Zetman wasn’t prominent on my radar screen as we headed into a crowded Spring season, but if the first ep is any indication of how good it’s going to be, it looks as if I’ll have no choice but to watch it at the very least. I don’t know too much about the manga except that it’s loaded with graphic violence, and the first episode doesn’t disappoint in that regard. In many ways this seems like a classic setup for a grim superhero tale, American-style, though there was a stylish flair to the writing in the premiere that I rather liked. The visuals were impressive too – though the fight scenes weren’t spectacular, I like the character designs and the shot composition. There’s a veteran team behind this adaptation, and it shows.
Of course, there’s also the matter of this being a rushed adaptation – a long manga being crammed into one cour – and the breakneck pacing is the biggest narrative flaw in the opening episode. There’s also a major timeskip coming, and thus no guarantee my affection for the series will be sustained in full force – but I’m curious to find out. We got what was apparently a fairly substantial prequel arc crammed into one episode, telling the story of young Jin (Romi Paku, great as always) who was apparently spirited away from a kind of fight club for mutants known as “Players” when he was a baby by Gorou Kanazaki (Senda Mitsuo) some sort of scientist working for the people responsible for this travesty. Gorou raises the boy as his grandfather, living in a kind of Hooverville for the homeless, but is killed when one of the mutants goes on a killing rampage, apparently with Jin as the target.
The scenes where the hopelessly naïve and sheltered Jin, who has no idea what death is, wheels the dead Gorou around in a shopping cart and the grieves for him in the company of call-girl with a heart-of-gold (and apparently a son she’s lost) Akemi (Hayamizu Risa) are pretty heartbreaking – especially when she’s later maimed and nearly killed by the same beast. Jin also has two friends who live on the other side of the tracks in a huge mansion – Kouga (Kaida Yuki) and his little sister Konoha (Hanazawa Kana), whose father prohibits them from seeing Jin again. He’s also connected to the evil corporation behind the Players, it seems, though I sense the web of connections – if we were supposed to grasp much of it at all yet – was swamped by the sheer volume of action in the episode.
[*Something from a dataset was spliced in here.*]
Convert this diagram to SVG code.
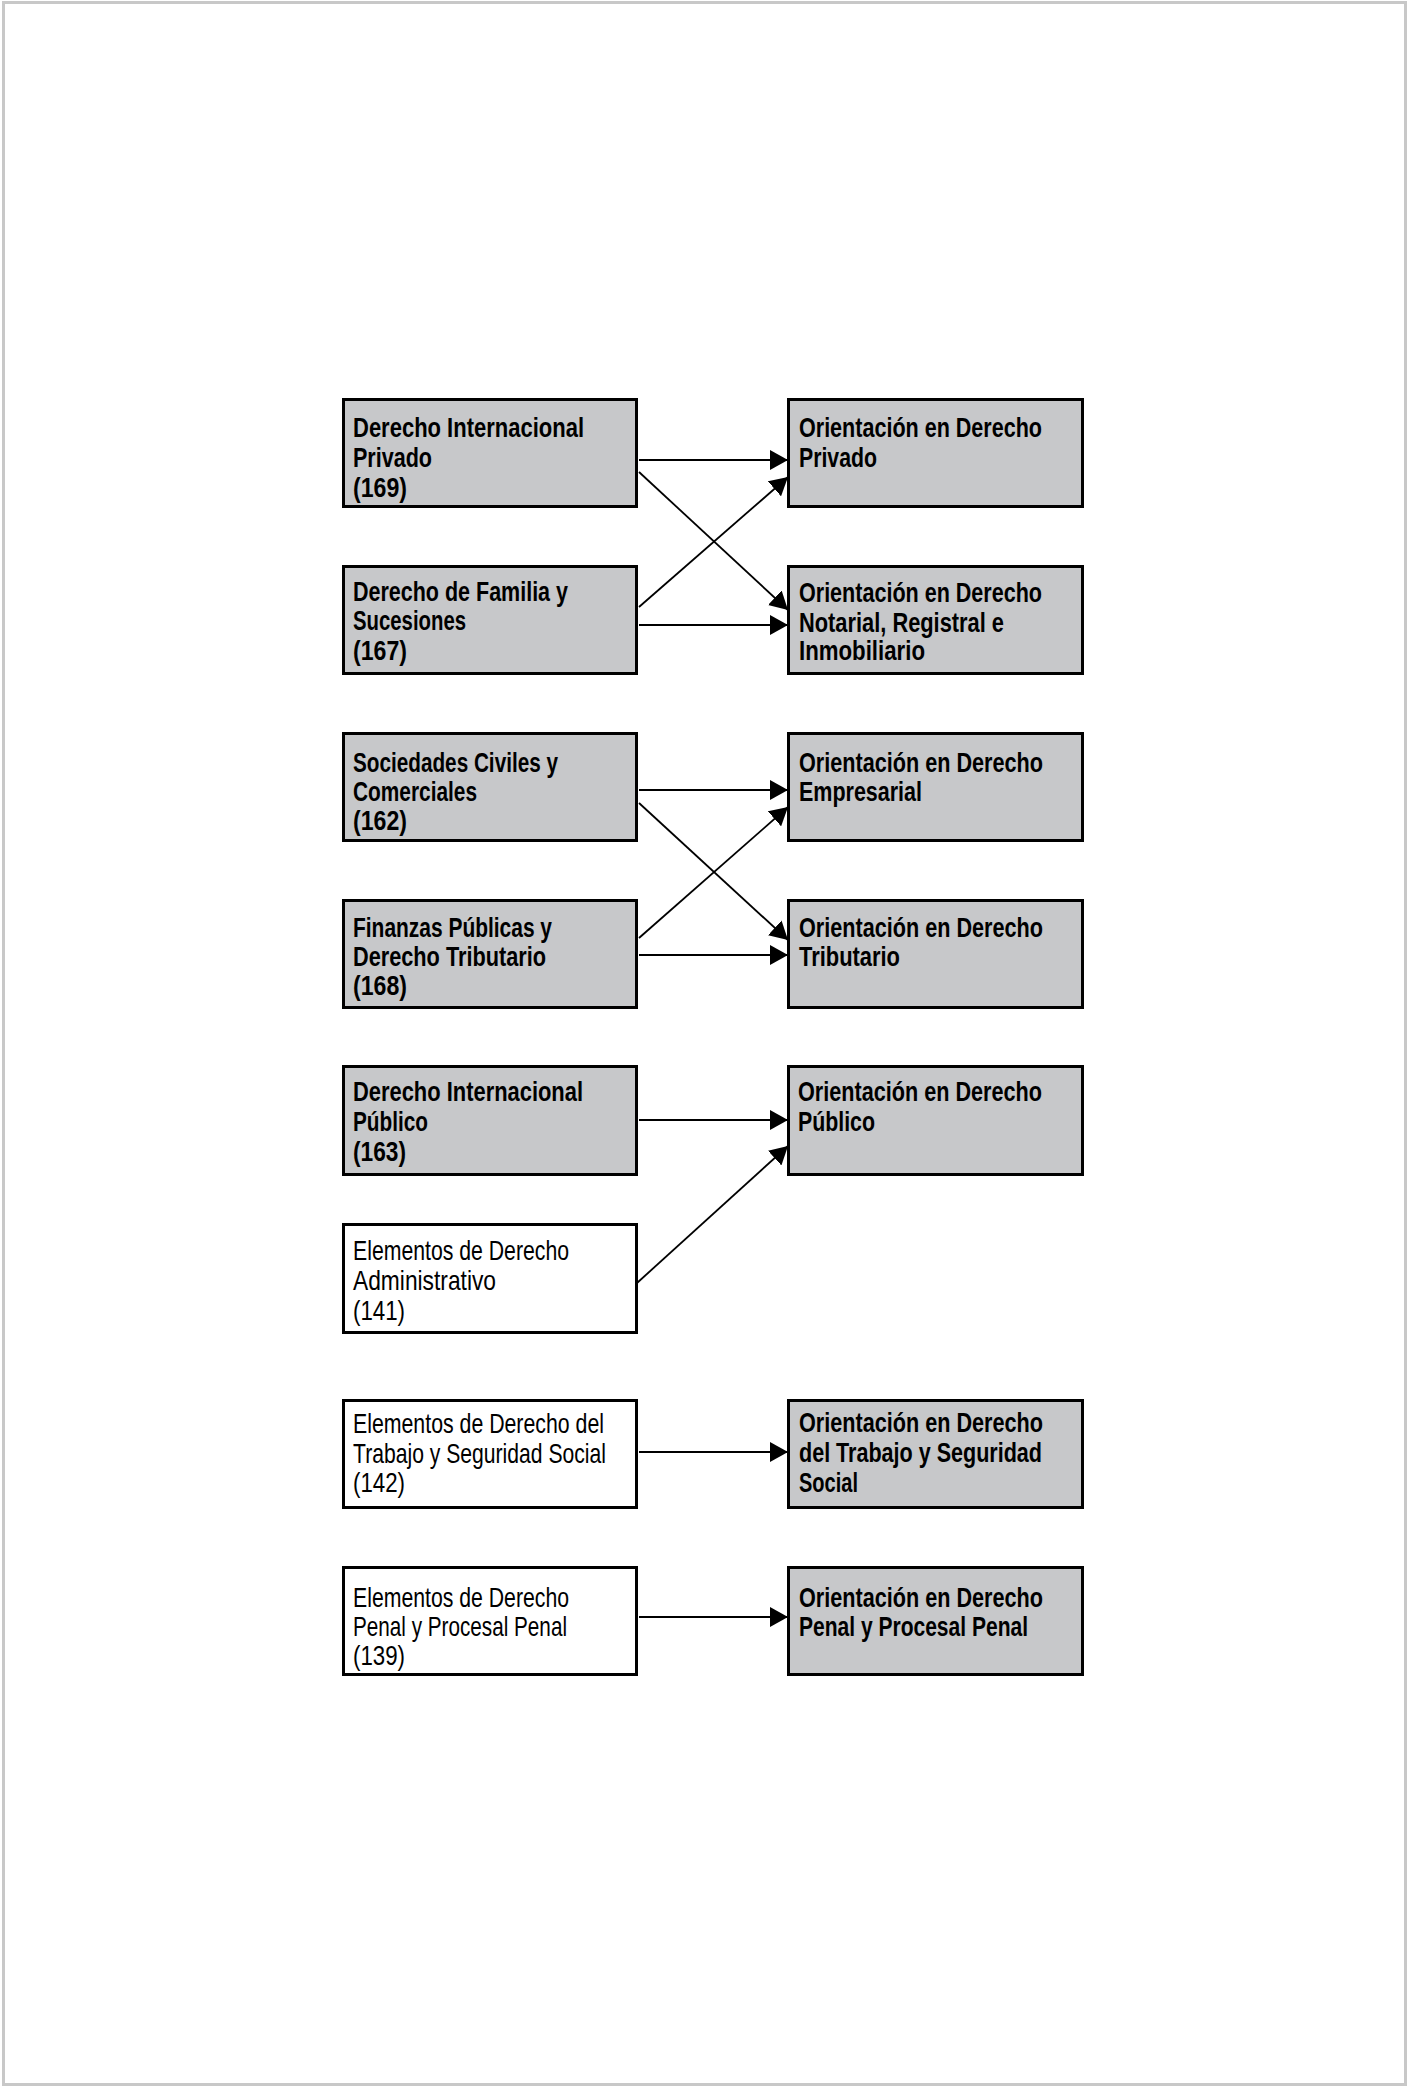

Given that what we’ve seen isn’t the “real” plot yet, just the setup, I’m withholding judgment on Zetman until I see how I like these characters as young adults. Presumably the series is going to get even more violent now that the hero has been aged several years. Jin obviously has extraordinary powers even by Player standards – he’s the “Charisma” – which seems to make him a target for interested parties on all sides. I’m also interested in seeing whether the now grown-up Kouga will be an uneasy ally or an enemy, and assuming that Konoha will be a love interest. In any case, what’s clear in the first episode is that the folks behind this series have serious skill, the artwork is interesting and the writing is smart and witty – or can be, anyway.